[begin DATA]

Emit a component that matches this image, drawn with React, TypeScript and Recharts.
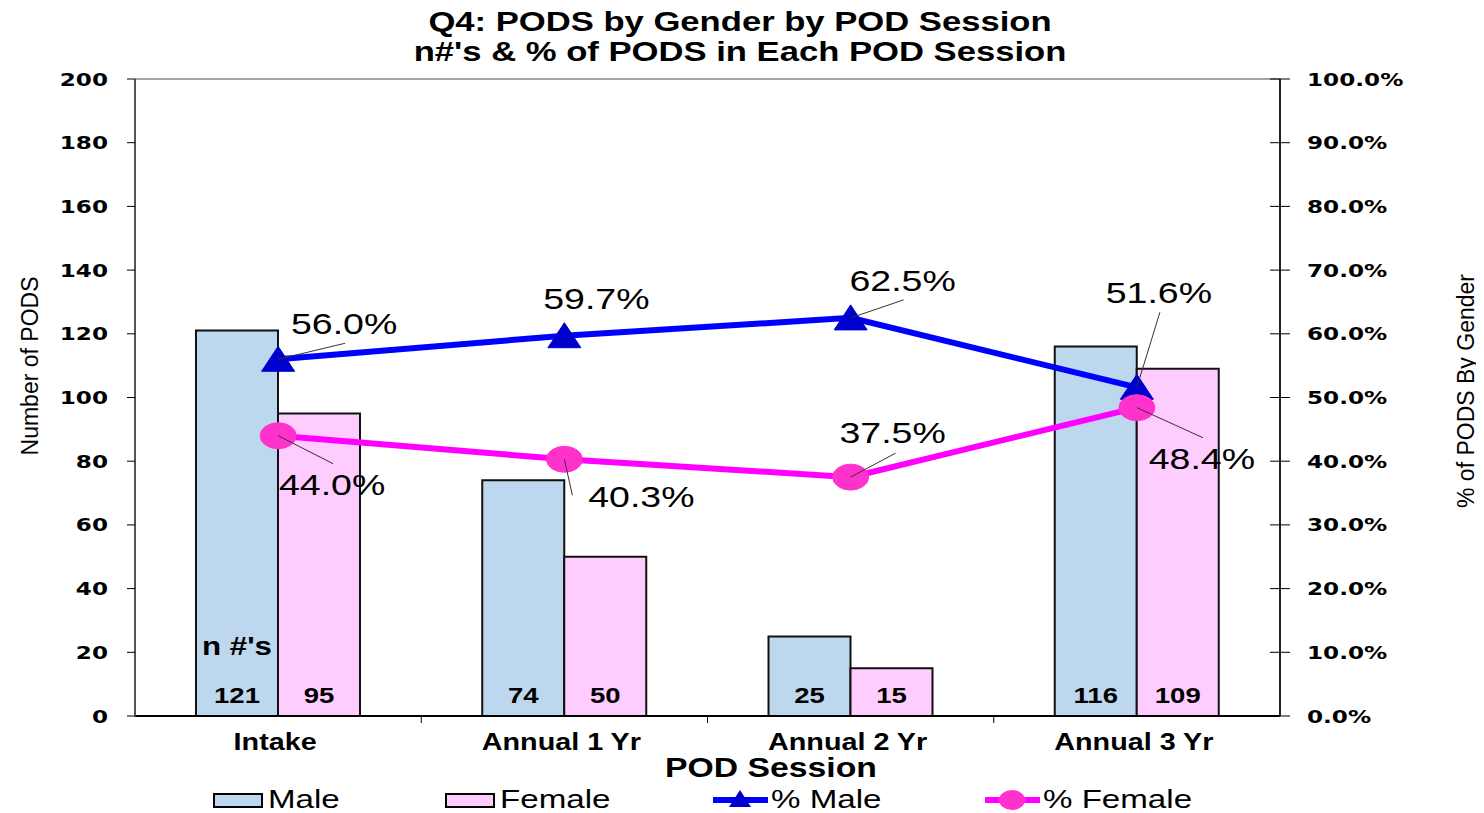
import React from 'react';
import { ComposedChart, Bar, Line, XAxis, YAxis, LabelList, ReferenceLine, Customized } from 'recharts';

const categories = ['Intake', 'Annual 1 Yr', 'Annual 2 Yr', 'Annual 3 Yr'];
const maleCounts = [121, 74, 25, 116];
const femaleCounts = [95, 50, 15, 109];
const malePct = [56.0, 59.7, 62.5, 51.6];
const femalePct = [44.0, 40.3, 37.5, 48.4];
const leftTicks = [0, 20, 40, 60, 80, 100, 120, 140, 160, 180, 200];
const rightTicks = [0, 10, 20, 30, 40, 50, 60, 70, 80, 90, 100];

const data = categories.map((c, i) => ({
  category: c,
  male: maleCounts[i],
  female: femaleCounts[i],
  malePct: malePct[i],
  femalePct: femalePct[i],
}));

// layout constants (page coordinates; the chart is placed at the page origin)
const W = 1484;
const H = 813;
const MARGIN = { top: 79, right: 54, bottom: 67, left: 35 };
const LEFT_W = 100;
const RIGHT_W = 150;
const X_H = 30;
const PLOT_W = W - MARGIN.left - MARGIN.right - LEFT_W - RIGHT_W;
const BAND = PLOT_W / categories.length;
const SX = 1.25;
const ARIAL = '"Liberation Sans", Arial, sans-serif';
const WIDE = '"DejaVu Sans", Verdana, sans-serif';

const MALE_FILL = '#BDD7EE';
const FEMALE_FILL = '#FFCCFF';
const MALE_LINE = '#0000FF';
const FEMALE_LINE = '#FF00FF';
const MALE_DOT = '#0000CC';
const FEMALE_DOT = '#FF33CC';

// label placement offsets relative to the point: [textDx, textDy, leaderDx, leaderDy]
const maleLabelOffsets: (number[])[] = [
  [66, -25, 67, -16],
  [32, -27, 0, 0],
  [52, -27, 53, -18],
  [22, -84, 23, -75],
];
const femaleLabelOffsets: (number[])[] = [
  [54, 59, 55, 28],
  [77, 48, 8, 36],
  [42, -34, 45, -24],
  [65, 61, 66, 30],
];

function SText(props: any) {
  const { x, y, anchor = 'middle', size, weight = 'normal', family = ARIAL, fill = '#000', children } = props;
  return (
    <text
      transform={`translate(${x},${y}) scale(${SX},1)`}
      textAnchor={anchor}
      fontSize={size}
      fontWeight={weight}
      fontFamily={family}
      fill={fill}
    >
      {children}
    </text>
  );
}

const LeftTick = (p: any) => (
  <SText x={p.x} y={p.y + 6.5} anchor="end" size={18.5} weight="bold" family={WIDE}>
    {p.payload.value}
  </SText>
);

const RightTick = (p: any) => {
  const axisX = p.x - 27;
  return (
    <g>
      <line x1={axisX - 10} x2={axisX + 10} y1={p.y} y2={p.y} stroke="#000" strokeWidth={1} />
      <SText x={p.x} y={p.y + 6.5} anchor="start" size={18.5} weight="bold" family={WIDE}>
        {`${Number(p.payload.value).toFixed(1)}%`}
      </SText>
    </g>
  );
};

const XTick = (p: any) => (
  <g>
    {p.index < categories.length - 1 && (
      <line x1={p.x + BAND / 2} x2={p.x + BAND / 2} y1={p.y} y2={p.y + 7} stroke="#000" strokeWidth={1} />
    )}
    <SText x={p.x - 3} y={p.y + 34} size={23} weight="bold">
      {p.payload.value}
    </SText>
  </g>
);

const makePctLabel = (offsets: number[][]) => (p: any) => {
  const { x, y, index, value } = p;
  const o = offsets[index];
  return (
    <g key={`lbl-${index}-${x}`}>
      {(o[2] !== 0 || o[3] !== 0) && (
        <line x1={x} y1={y} x2={x + o[2]} y2={y + o[3]} stroke="#333" strokeWidth={1} />
      )}
      <SText x={x + o[0]} y={y + o[1]} size={30}>
        {`${Number(value).toFixed(1)}%`}
      </SText>
    </g>
  );
};

const barCountLabel = (p: any) => {
  const { x, y, width, height, value } = p;
  return (
    <SText x={x + width / 2} y={y + height - 13} size={22} weight="bold">
      {value}
    </SText>
  );
};

// male bars: count label plus the "n #'s" caption above the first bar
const maleCountLabel = (p: any) => {
  const { x, y, width, height, index } = p;
  return (
    <g key={`mc-${index}`}>
      {barCountLabel(p)}
      {index === 0 && (
        <SText x={x + width / 2} y={y + height - 61} size={25} weight="bold">
          n #'s
        </SText>
      )}
    </g>
  );
};

const TriangleDot = (p: any) => {
  const { cx, cy, index } = p;
  return (
    <path
      key={`tri-${index}`}
      d={`M${cx},${cy - 13} L${cx + 16.5},${cy + 12} L${cx - 16.5},${cy + 12} Z`}
      fill={MALE_DOT}
      stroke={MALE_DOT}
    />
  );
};

const EllipseDot = (p: any) => {
  const { cx, cy, index } = p;
  return <ellipse key={`ell-${index}`} cx={cx} cy={cy} rx={18} ry={13} fill={FEMALE_DOT} stroke={FEMALE_DOT} />;
};

const Decorations = () => (
  <g>
    <SText x={740} y={31} size={27.7} weight="bold">Q4: PODS by Gender by POD Session</SText>
    <SText x={740} y={61} size={27.7} weight="bold">n#'s &amp; % of PODS in Each POD Session</SText>
    <text
      transform="translate(38,366) rotate(-90)"
      textAnchor="middle"
      fontSize={23}
      fontFamily={ARIAL}
      fill="#000"
    >
      Number of PODS
    </text>
    <text
      transform="translate(1474,391) rotate(-90)"
      textAnchor="middle"
      fontSize={23}
      fontFamily={ARIAL}
      fill="#000"
    >
      % of PODS By Gender
    </text>
    <SText x={771} y={777} size={27} weight="bold">POD Session</SText>
    {/* legend */}
    <rect x={214} y={794} width={48} height={13} fill={MALE_FILL} stroke="#000" strokeWidth={2} />
    <SText x={268} y={808} anchor="start" size={26.5}>Male</SText>
    <rect x={446} y={794} width={48} height={13} fill={FEMALE_FILL} stroke="#000" strokeWidth={2} />
    <SText x={500} y={808} anchor="start" size={26.5}>Female</SText>
    <line x1={713} x2={768} y1={800} y2={800} stroke={MALE_LINE} strokeWidth={6} />
    <path d="M740,790 L751,807 L729,807 Z" fill={MALE_DOT} />
    <SText x={771} y={808} anchor="start" size={26.5}>% Male</SText>
    <line x1={985} x2={1040} y1={800} y2={800} stroke={FEMALE_LINE} strokeWidth={6} />
    <ellipse cx={1012} cy={800} rx={13} ry={10} fill={FEMALE_DOT} />
    <SText x={1043} y={808} anchor="start" size={26.5}>% Female</SText>
  </g>
);

export default function App() {
  return (
    <div style={{ width: W, height: H, background: '#fff', marginTop: -8, marginLeft: -8 }}>
      <ComposedChart width={W} height={H} data={data} margin={MARGIN} barGap={0} barSize={82}>
        <XAxis
          dataKey="category"
          height={X_H}
          axisLine={{ stroke: '#000', strokeWidth: 2 }}
          tickLine={false}
          tickSize={0}
          tickMargin={0}
          tick={<XTick />}
          interval={0}
        />
        <YAxis
          yAxisId="left"
          orientation="left"
          width={LEFT_W}
          domain={[0, 200]}
          ticks={leftTicks}
          interval={0}
          axisLine={{ stroke: '#555', strokeWidth: 2 }}
          tickLine={{ stroke: '#000' }}
          tickSize={8}
          tickMargin={19}
          tick={<LeftTick />}
        />
        <YAxis
          yAxisId="right"
          orientation="right"
          width={RIGHT_W}
          domain={[0, 100]}
          ticks={rightTicks}
          interval={0}
          axisLine={{ stroke: '#222', strokeWidth: 2 }}
          tickLine={false}
          tickSize={10}
          tickMargin={17}
          tick={<RightTick />}
        />
        <ReferenceLine yAxisId="left" y={200} stroke="#888" strokeWidth={1.5} />
        <Bar yAxisId="left" dataKey="male" fill={MALE_FILL} stroke="#111" strokeWidth={2} isAnimationActive={false}>
          <LabelList dataKey="male" content={maleCountLabel} />
        </Bar>
        <Bar yAxisId="left" dataKey="female" fill={FEMALE_FILL} stroke="#111" strokeWidth={2} isAnimationActive={false}>
          <LabelList dataKey="female" content={barCountLabel} />
        </Bar>
        <Line
          yAxisId="right"
          type="linear"
          dataKey="malePct"
          stroke={MALE_LINE}
          strokeWidth={6}
          dot={TriangleDot}
          activeDot={false}
          isAnimationActive={false}
        >
          <LabelList dataKey="malePct" content={makePctLabel(maleLabelOffsets)} />
        </Line>
        <Line
          yAxisId="right"
          type="linear"
          dataKey="femalePct"
          stroke={FEMALE_LINE}
          strokeWidth={6}
          dot={EllipseDot}
          activeDot={false}
          isAnimationActive={false}
        >
          <LabelList dataKey="femalePct" content={makePctLabel(femaleLabelOffsets)} />
        </Line>
        <Customized component={Decorations} />
      </ComposedChart>
    </div>
  );
}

[end DATA]

SET PROBLEM: Pictures stay out. Repeat only the lines from the beginning of the data through the line that has "LabelList, ReferenceLine, Customized".

THE REPLY:
Emit a component that matches this image, drawn with React, TypeScript and Recharts.
import React from 'react';
import { ComposedChart, Bar, Line, XAxis, YAxis, LabelList, ReferenceLine, Customized } from 'recharts';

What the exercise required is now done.